Faster Inflation Won't Change BOE Minds as U.K. Growth Softens

(Bloomberg) -- Don’t expect any change of heart among Bank of England policy makers just yet.

While the central bank will lift its 2017 inflation forecasts and lower its growth projections this week, according to economists surveyed by Bloomberg, that won’t transfer into more votes for an increase in interest rates. Just one policy maker is expected to dissent, with Kristin Forbes the likely candidate after she voted against her colleagues in March, citing the outlook for above-target inflation.

Faster Inflation Won't Change BOE Minds as U.K. Growth Softens

The Monetary Policy Committee, short a member after the resignation of Deputy Governor Charlotte Hogg in March, will announce its decision and updated economic projections at noon on Thursday in London. Governor Mark Carney will hold a press conference 30 minutes later, marking the first comments from an MPC member since the BOE went into pre-election purdah last month.

In March, some of the MPC majority said it might not take much more strength in either inflation or growth for them to also shift to Forbes’s view. 

Yet while the BOE may raise its 2017 inflation forecast from 2.7 percent in February, worse than expected growth will likely stay its hand. Gross domestic product increased 0.3 percent in the first quarter, its worst performance in a year, and half the pace of the last three months of 2016.

“Given the evolution in these projections, we do not envisage anyone else joining Kristin Forbes in voting for a rate hike, even though we know that there were ‘some members’ who sympathized with her position,” said Alan Clarke, an economist at Scotiabank in London. “The disappointing first-quarter GDP reading will also have tempered those tempted to join Camp Hawk.”
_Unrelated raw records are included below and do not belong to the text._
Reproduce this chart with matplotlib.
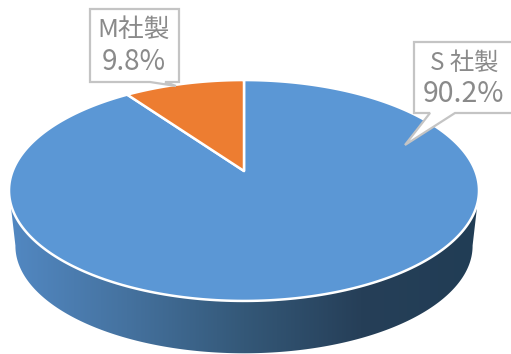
import numpy as np
import matplotlib
matplotlib.use('Agg')
import matplotlib.pyplot as plt
from matplotlib.colors import LinearSegmentedColormap
from matplotlib.patches import Polygon

plt.rcParams['font.family'] = ['Noto Sans CJK JP', 'DejaVu Sans']

# pie data, clockwise from 12 o'clock
names = ['S 社製', 'M社製']
shares = [90.2, 9.8]
colors = ['#5B97D5', '#ED7D31']

# side wall shading, left to right
wall_colors = ['#5288C2', '#45729F', '#345878', '#263F58', '#213D55']

# projection of the disc: tilted, with the back compressed
cx = 244
persp = 0.1765


def rim(theta, radius, height, base):
    u, v = np.sin(theta), np.cos(theta)
    d = 1 + persp * v
    return np.column_stack([cx + radius * u / d, base - height * v / d])


def top(theta):
    return rim(theta, 231.3, 107, 171)


def bottom(theta):
    return rim(theta, 225, 104, 227)


fig = plt.figure(figsize=(5.11, 3.54), dpi=100)
ax = fig.add_axes([0, 0, 1, 1])

# side wall: gradient clipped to the band below the front rim
front = np.radians(np.linspace(100, 260, 200))
under = np.radians(np.linspace(260, 100, 200))
wall = Polygon(np.vstack([top(front), bottom(under)]), closed=True,
               facecolor='none', edgecolor='none')
ax.add_patch(wall)
cmap = LinearSegmentedColormap.from_list('wall', wall_colors)
grad = ax.imshow(np.linspace(0, 1, 256).reshape(1, -1), cmap=cmap,
                 extent=(10, 478, 354, 190), aspect='auto', zorder=1)
grad.set_clip_path(wall)

# top face wedges
start = 0.0
fracs = np.array(shares) / sum(shares)
for frac, col in zip(fracs, colors):
    angles = np.linspace(start, start + 2 * np.pi * frac, 300)
    pts = np.vstack([[cx, 171], top(angles)])
    ax.add_patch(Polygon(pts, closed=True, facecolor=col, edgecolor='white',
                         linewidth=1.8, joinstyle='round', zorder=2))
    start += 2 * np.pi * frac

# callouts
gray = '#C4C4C4'
ax.add_patch(Polygon([(90, 9), (179, 9), (179, 82), (165, 82), (176, 86), (150, 82), (90, 82)],
                     closed=True, facecolor='white', edgecolor=gray, linewidth=1.6, zorder=3))
ax.add_patch(Polygon([(414, 42), (518, 42), (518, 113), (455, 113), (405, 145), (430, 113), (414, 113)],
                     closed=True, facecolor='white', edgecolor=gray, linewidth=1.6, zorder=3))

text_col = '#8A8A8A'
ax.text(134, 30, names[1], fontsize=18.5, color=text_col, ha='center', va='center', zorder=4)
ax.text(134, 62, f'{shares[1]}%', fontsize=20, color=text_col, ha='center', va='center', zorder=4)
ax.text(464, 63, names[0], fontsize=17.5, color=text_col, ha='center', va='center', zorder=4)
ax.text(463, 94, f'{shares[0]}%', fontsize=20.5, color=text_col, ha='center', va='center', zorder=4)

ax.set_xlim(0, 511)
ax.set_ylim(354, 0)
ax.axis('off')
fig.savefig('out.png', dpi=100)
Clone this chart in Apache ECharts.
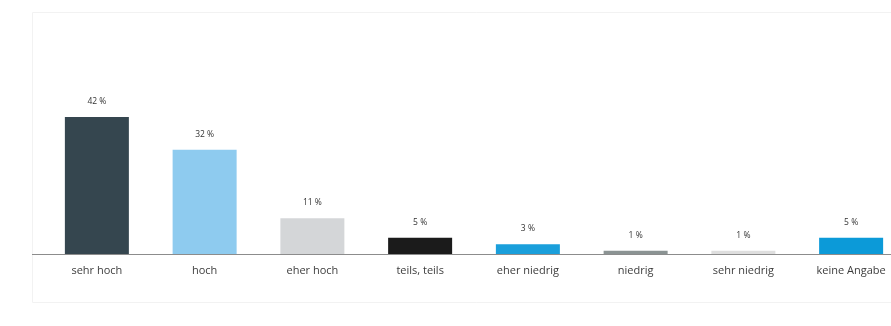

While the first-quarter GDP report is based on only 44 percent of the information that will ultimately be available and could be revised higher, Bloomberg’s monthly survey shows no pickup through the rest of the year. It predicts an annual expansion of 1.7 percent, compared with the BOE’s last set of Inflation Report projections which saw the U.K. economy growing 2 percent this year.

“GDP disappointed in the first quarter, and this is likely to show up in a weaker near-term profile for growth,” said Nomura economist George Buckley. “For the time being we retain our view of no tightening until the second half of 2019.”